▶ To be done
Single out the lines of the material that contain "source" and copy them.

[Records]
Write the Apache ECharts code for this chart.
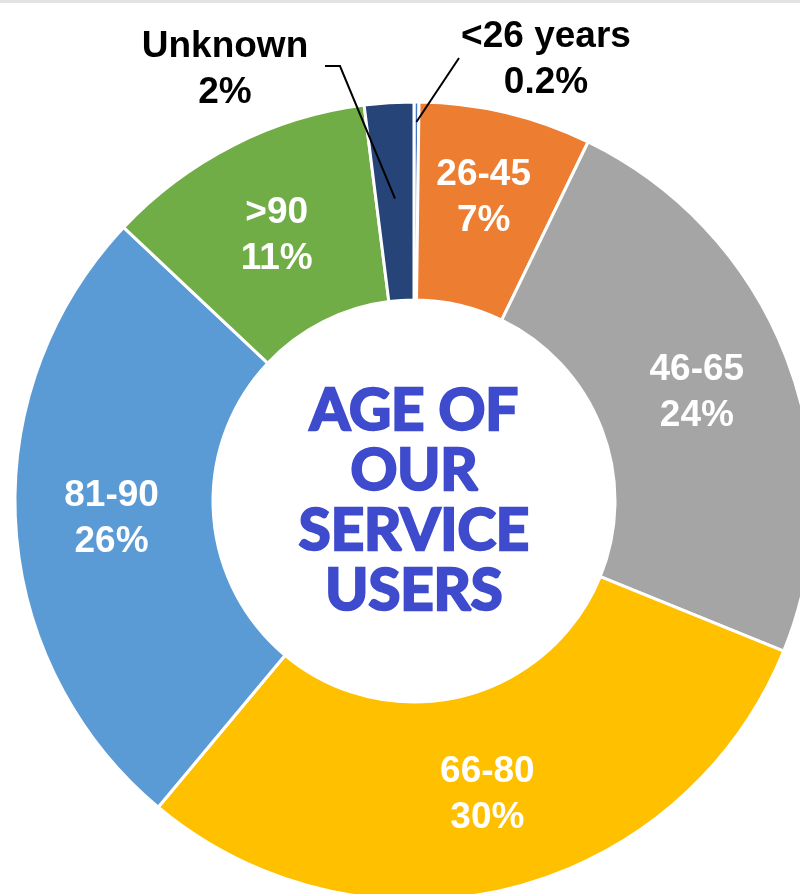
<!DOCTYPE html>
<html>
<head>
<meta charset="utf-8">
<script src="https://cdn.jsdelivr.net/npm/echarts@6/dist/echarts.min.js"></script>
<style>
  html, body { margin: 0; padding: 0; background: #fff; }
  #chart { width: 800px; height: 894px; }
</style>
</head>
<body>
<div id="chart"></div>
<script>
// age bands, clockwise from the top
var categories = ['<26 years', '26-45', '46-65', '66-80', '81-90', '>90', 'Unknown'];
var shares = [0.2, 7, 24, 30, 26, 11, 2];
var colors = ['#4472C4', '#ED7D31', '#A5A5A5', '#FFC000', '#5B9BD5', '#70AD47', '#264478'];
var centerTitle = 'AGE OF\nOUR\nSERVICE\nUSERS';

var cx = 414, cy = 501, r0 = 201, r1 = 399;
var total = shares.reduce(function (a, b) { return a + b; }, 0);

// point on the ring at the middle of slice i, at radius r
function slicePoint(i, r) {
    var before = 0;
    for (var k = 0; k < i; k++) before += shares[k];
    var a = (before + shares[i] / 2) / total * 2 * Math.PI;
    return [cx + r * Math.sin(a), cy - r * Math.cos(a)];
}

// labels placed above the ring for the two thin slices
var callouts = {
    '<26 years': { x: 546, y: 60, line: [[459, 58]], depth: 379 },
    'Unknown': { x: 225, y: 70, line: [[340, 66], [325, 66]], depth: 303 }
};
// small nudges to match where the inside labels sit
var nudge = { '26-45': -8, '>90': 5 };

var leaders = categories.map(function (c, i) {
    if (!callouts[c]) return null;
    return {
        type: 'polyline',
        z: 10,
        shape: { points: [slicePoint(i, callouts[c].depth)].concat(callouts[c].line) },
        style: { stroke: '#000', lineWidth: 2, fill: null }
    };
}).filter(Boolean);

var chart = echarts.init(document.getElementById('chart'));

chart.setOption({
    animation: false,
    graphic: [{
        type: 'rect',
        shape: { x: 0, y: 0, width: 800, height: 3 },
        style: { fill: '#e2e2e2' }
    }, {
        type: 'text',
        x: cx,
        y: cy,
        style: {
            text: centerTitle,
            align: 'center',
            verticalAlign: 'middle',
            font: 'bold 58px Lato',
            lineHeight: 60,
            fill: '#3E4BCD',
            stroke: '#3E4BCD',
            lineWidth: 2.5,
            lineJoin: 'round'
        }
    }].concat(leaders),
    series: [{
        type: 'pie',
        center: [cx, cy],
        radius: [r0, r1],
        startAngle: 90,
        clockwise: true,
        itemStyle: { borderColor: '#fff', borderWidth: 3 },
        label: {
            position: 'inside',
            formatter: '{b}\n{c}%',
            color: '#fff',
            fontFamily: 'Liberation Sans',
            fontWeight: 'bold',
            fontSize: 37,
            lineHeight: 46
        },
        labelLine: { show: false },
        labelLayout: function (p) {
            var name = categories[p.dataIndex];
            if (callouts[name]) {
                return { x: callouts[name].x, y: callouts[name].y, align: 'center', verticalAlign: 'middle' };
            }
            if (nudge[name]) return { dy: nudge[name] };
        },
        data: categories.map(function (c, i) {
            var d = { name: c, value: shares[i], itemStyle: { color: colors[i] } };
            if (callouts[c]) {
                d.label = { position: 'outside', color: '#000' };
            }
            return d;
        })
    }]
});
</script>
</body>
</html>
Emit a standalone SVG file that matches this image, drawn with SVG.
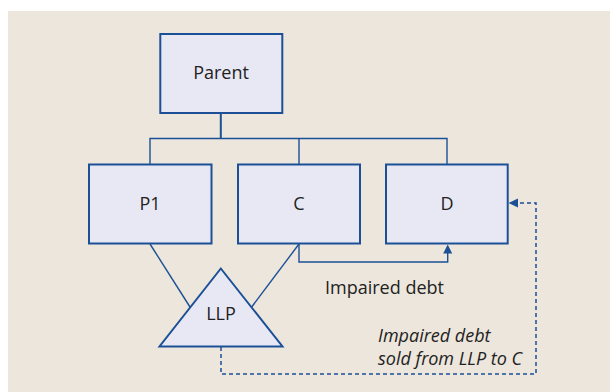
<svg xmlns="http://www.w3.org/2000/svg" width="610" height="392" viewBox="0 0 610 392">
<defs>
<style>
.box{fill:#e8e8f5;stroke:#1b5096;stroke-width:2}
.lbl{font-family:"Open Sans","Noto Sans",sans-serif;font-size:18px;fill:#222;text-anchor:middle}
.ann{font-family:"Open Sans","Noto Sans",sans-serif;font-size:18px;fill:#222}
.it{font-style:italic}
.ln{fill:none;stroke:#1b5096;stroke-width:1.4}
.dash{fill:none;stroke:#1b5096;stroke-width:1.5;stroke-dasharray:4 3}
.ah{fill:#1b5096}
</style>
</defs>
<rect x="8" y="11" width="602" height="381" fill="#ede6dc"/>
<g id="connectors">
<line class="ln" x1="220.8" y1="113" x2="220.8" y2="138.5" style="stroke-width:2"/>
<polyline class="ln" points="150,164 150,138.5 447,138.5 447,164"/>
<line class="ln" x1="299" y1="138.5" x2="299" y2="164"/>
<line class="ln" x1="150" y1="244" x2="190" y2="307"/>
<line class="ln" x1="299" y1="244" x2="251.7" y2="307"/>
<polyline class="ln" points="299,244 299,262 447.7,262 447.7,252"/>
<polygon class="ah" points="447.7,244.5 443.2,253.5 452.2,253.5"/>
<polyline class="dash" points="221,347 221,374 536,374 536,203 517,203"/>
<polygon class="ah" points="508.5,203 518,198.5 518,207.5"/>
</g>
<g id="parent">
<rect class="box" x="160.3" y="34" width="122" height="79"/>
<text class="lbl" x="221" y="79">Parent</text>
</g>
<g id="p1">
<rect class="box" x="89" y="164.5" width="122.5" height="79"/>
<text class="lbl" x="150" y="209.5">P1</text>
</g>
<g id="c">
<rect class="box" x="238" y="164.5" width="122" height="79"/>
<text class="lbl" x="299" y="209.5">C</text>
</g>
<g id="d">
<rect class="box" x="386" y="164.5" width="121.7" height="79"/>
<text class="lbl" x="447" y="209.5">D</text>
</g>
<g id="llp">
<polygon class="box" points="220.8,268.5 159.5,346.5 282.5,346.5"/>
<text class="lbl" x="221" y="320">LLP</text>
</g>
<text class="ann" x="325" y="294">Impaired debt</text>
<text class="ann it" x="378" y="341.5">Impaired debt</text>
<text class="ann it" x="378" y="364.5">sold from LLP to C</text>
</svg>
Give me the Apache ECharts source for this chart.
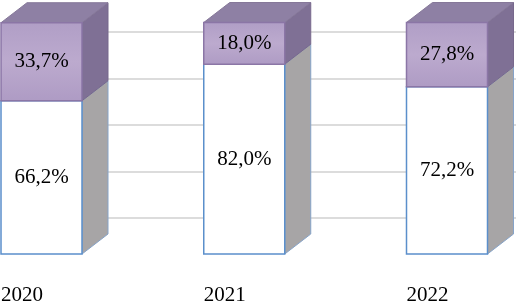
<!DOCTYPE html>
<html><head><meta charset="utf-8">
<script src="https://cdn.jsdelivr.net/npm/echarts@6/dist/echarts.min.js"></script>
<style>html,body{margin:0;padding:0;background:#fff}#c{width:516px;height:301px}</style>
</head><body><div id="c"></div>
<script>
const categories = ['2020', '2021', '2022'];
const lowerShare = [66.2, 82.0, 72.2];
const upperShare = [33.7, 18.0, 27.8];
const gridLevels = [0, 4];

const fmt = v => v.toFixed(1).replace('.', ',') + '%';
const DX = 26, DY = -20, HALF = 40.5;
const FONT = '21px "Liberation Serif", "Times New Roman", serif';

const lowerData = categories.map((c, i) => [i, 0, lowerShare[i]]);
const upperData = categories.map((c, i) => [i, lowerShare[i], lowerShare[i] + upperShare[i]]);

function makeRender(kind, values) {
  return function (params, api) {
    const i = api.value(0), lo = api.value(1), hi = api.value(2);
    const pLo = api.coord([i, lo]);
    const pHi = api.coord([i, hi]);
    const xl = pLo[0] - HALF, xr = pLo[0] + HALF, yb = pLo[1], yt = pHi[1];
    const ch = [];
    if (kind === 'lower') {
      ch.push({ type: 'polygon', shape: { points: [[xr, yb], [xr + DX, yb + DY], [xr + DX, yt + DY], [xr, yt]] },
        style: { fill: '#a7a5a6', stroke: '#86a3c8', lineWidth: 1 } });
      ch.push({ type: 'rect', shape: { x: xl, y: yt, width: xr - xl, height: yb - yt },
        style: { fill: '#ffffff', stroke: '#5b8fcb', lineWidth: 1.5 } });
    } else {
      ch.push({ type: 'polygon', shape: { points: [[xr, yb], [xr + DX, yb + DY], [xr + DX, yt + DY], [xr, yt]] },
        style: { fill: '#7f7095', stroke: '#77688c', lineWidth: 1 } });
      ch.push({ type: 'polygon', shape: { points: [[xl, yt], [xl + DX, yt + DY], [xr + DX, yt + DY], [xr, yt]] },
        style: { fill: '#8e80a4', stroke: '#867899', lineWidth: 1 } });
      ch.push({ type: 'rect', shape: { x: xl, y: yt, width: xr - xl, height: yb - yt },
        style: { fill: new echarts.graphic.LinearGradient(0, 0, 0, 1, [
          { offset: 0, color: '#b09ec6' }, { offset: 0.5, color: '#bcaace' }, { offset: 1, color: '#ae9bc4' }]),
          stroke: '#8b76a6', lineWidth: 1.5 } });
    }
    ch.push({ type: 'text', x: pLo[0], y: (yb + yt) / 2,
      style: { text: fmt(values[params.dataIndex]), fill: '#000', font: FONT, align: 'center', verticalAlign: 'middle' } });
    return { type: 'group', children: ch };
  };
}

const chart = echarts.init(document.getElementById('c'), null, { renderer: 'canvas' });
chart.setOption({
  animation: false,
  backgroundColor: '#ffffff',
  grid: [
    { left: 0, right: 0, top: 22.5, bottom: 47, containLabel: false, outerBoundsMode: 'none' },
    { left: 40, right: 0, top: 32, height: 186, containLabel: false, outerBoundsMode: 'none' }
  ],
  xAxis: [
    { type: 'value', gridIndex: 0, min: -0.20469, max: 2.34032,
      axisLine: { show: false }, axisTick: { show: false }, splitLine: { show: false },
      axisLabel: { customValues: [0, 1, 2], formatter: v => categories[Math.round(v)],
        color: '#000', fontSize: 21, fontFamily: 'Liberation Serif', margin: 31, padding: [0, 39, 0, 0] } },
    { type: 'value', gridIndex: 1, min: 0, max: 1, show: false }
  ],
  yAxis: [
    { type: 'value', gridIndex: 0, min: 0, max: 100, show: false },
    { type: 'value', gridIndex: 1, min: gridLevels[0], max: gridLevels[1], interval: 1,
      axisLine: { show: false }, axisTick: { show: false }, axisLabel: { show: false },
      splitLine: { show: true, lineStyle: { color: '#dcdcdc', width: 2 } } }
  ],
  series: [
    { type: 'custom', xAxisIndex: 0, yAxisIndex: 0, data: lowerData, renderItem: makeRender('lower', lowerShare), clip: false },
    { type: 'custom', xAxisIndex: 0, yAxisIndex: 0, data: upperData, renderItem: makeRender('upper', upperShare), clip: false }
  ]
});
</script></body></html>
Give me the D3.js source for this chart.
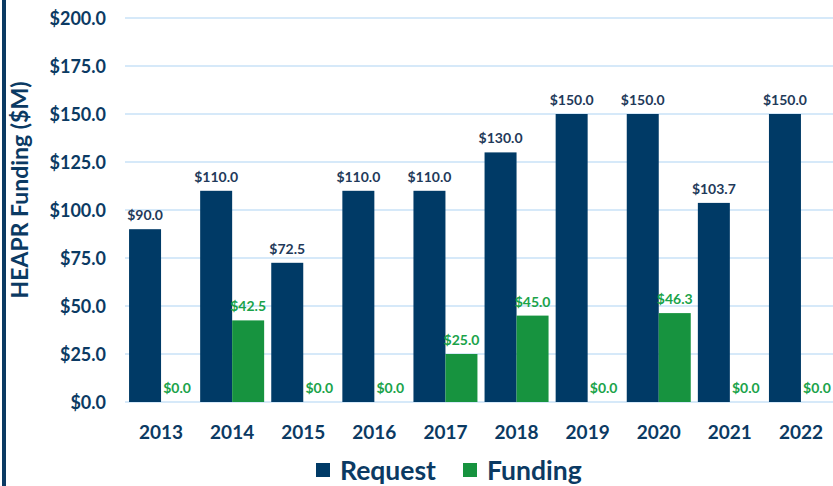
<!DOCTYPE html>
<html><head><meta charset="utf-8">
<script src="https://cdn.jsdelivr.net/npm/d3@7"></script>
<style>body{margin:0;background:#fff;}svg{display:block;font-family:"Lato","Open Sans",sans-serif;}</style>
</head><body><svg id="c" width="833" height="486"></svg>
<script>
const years = ["2013","2014","2015","2016","2017","2018","2019","2020","2021","2022"];
const request = [90.0,110.0,72.5,110.0,110.0,130.0,150.0,150.0,103.7,150.0];
const funding = [0.0,42.5,0.0,0.0,25.0,45.0,0.0,46.3,0.0,0.0];
const yTicks = [0,25,50,75,100,125,150,175,200];
const seriesNames = ["Request","Funding"];
const colors = ["#003A66","#17933F"];
const labelColors = ["#1F3A5A","#1AA34A"];
const navy = "#0B3A63";

const svg = d3.select("#c");
const x = d3.scaleBand().domain(years).range([125.5,836.5]).paddingInner(0.1).paddingOuter(0.05);
const y = d3.scaleLinear().domain([0,200]).range([402,18]);
const sub = d3.scaleBand().domain(seriesNames).range([0,x.bandwidth()]);

// left decorative bar
svg.append("rect").attr("x",2).attr("y",0).attr("width",4).attr("height",486).attr("fill",navy);

// gridlines
svg.append("g").selectAll("line").data(yTicks).join("line")
  .attr("x1",125).attr("x2",833).attr("y1",d=>y(d)).attr("y2",d=>y(d))
  .attr("stroke","#C9E2F7").attr("stroke-width",1.5);

// y axis labels
const yAxis = d3.axisLeft(y).tickValues(yTicks).tickSize(0).tickPadding(0).tickFormat(d=>"$"+d.toFixed(1));
const gy = svg.append("g").attr("transform","translate(106,0)").call(yAxis);
gy.select(".domain").remove();
gy.selectAll("text").attr("fill",navy).attr("font-size","18px").attr("font-weight","bold").attr("font-family","Lato, sans-serif").attr("dy","0.35em");

// x axis labels
const xAxis = d3.axisBottom(x).tickSize(0).tickPadding(0);
const gx = svg.append("g").attr("transform","translate(0,432)").call(xAxis);
gx.select(".domain").remove();
gx.selectAll("text").attr("fill",navy).attr("font-size","19px").attr("font-weight","bold").attr("font-family","Lato, sans-serif").attr("dy","0.35em");

// bars
const series = [request, funding];
series.forEach((vals,si)=>{
  const g = svg.append("g");
  g.selectAll("rect").data(vals).join("rect")
    .attr("x",(d,i)=>x(years[i])+sub(seriesNames[si]))
    .attr("y",d=>y(d)).attr("width",sub.bandwidth()).attr("height",d=>y(0)-y(d))
    .attr("fill",colors[si]);
  g.selectAll("text").data(vals).join("text")
    .attr("x",(d,i)=>x(years[i])+sub(seriesNames[si])+sub.bandwidth()/2)
    .attr("y",d=>y(d)-9)
    .attr("text-anchor","middle").attr("font-size","14px").attr("font-weight","bold")
    .attr("fill",labelColors[si]).text(d=>"$"+d.toFixed(1));
});

// y title
svg.append("text").attr("transform","translate(28,190) rotate(-90)")
  .attr("text-anchor","middle").attr("font-size","23px").attr("font-weight","bold")
  .attr("fill",navy).text("HEAPR Funding ($M)");

// legend
const leg = svg.append("g").attr("transform","translate(316,470)");
const legX = [0,147];
seriesNames.forEach((n,i)=>{
  leg.append("rect").attr("x",legX[i]).attr("y",-7).attr("width",14).attr("height",14).attr("fill",colors[i]);
  leg.append("text").attr("x",legX[i]+24).attr("y",0).attr("dy","0.36em")
    .attr("font-size","26.5px").attr("font-weight","bold").attr("fill",navy).text(n);
});
</script></body></html>
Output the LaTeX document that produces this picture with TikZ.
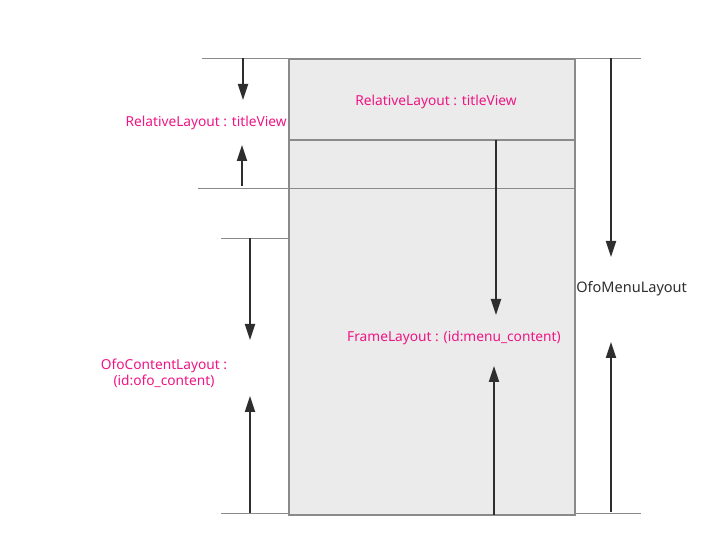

▶ Exercise answer
Give me the Apache ECharts source for this chart.
Give me the D3.js source for this chart.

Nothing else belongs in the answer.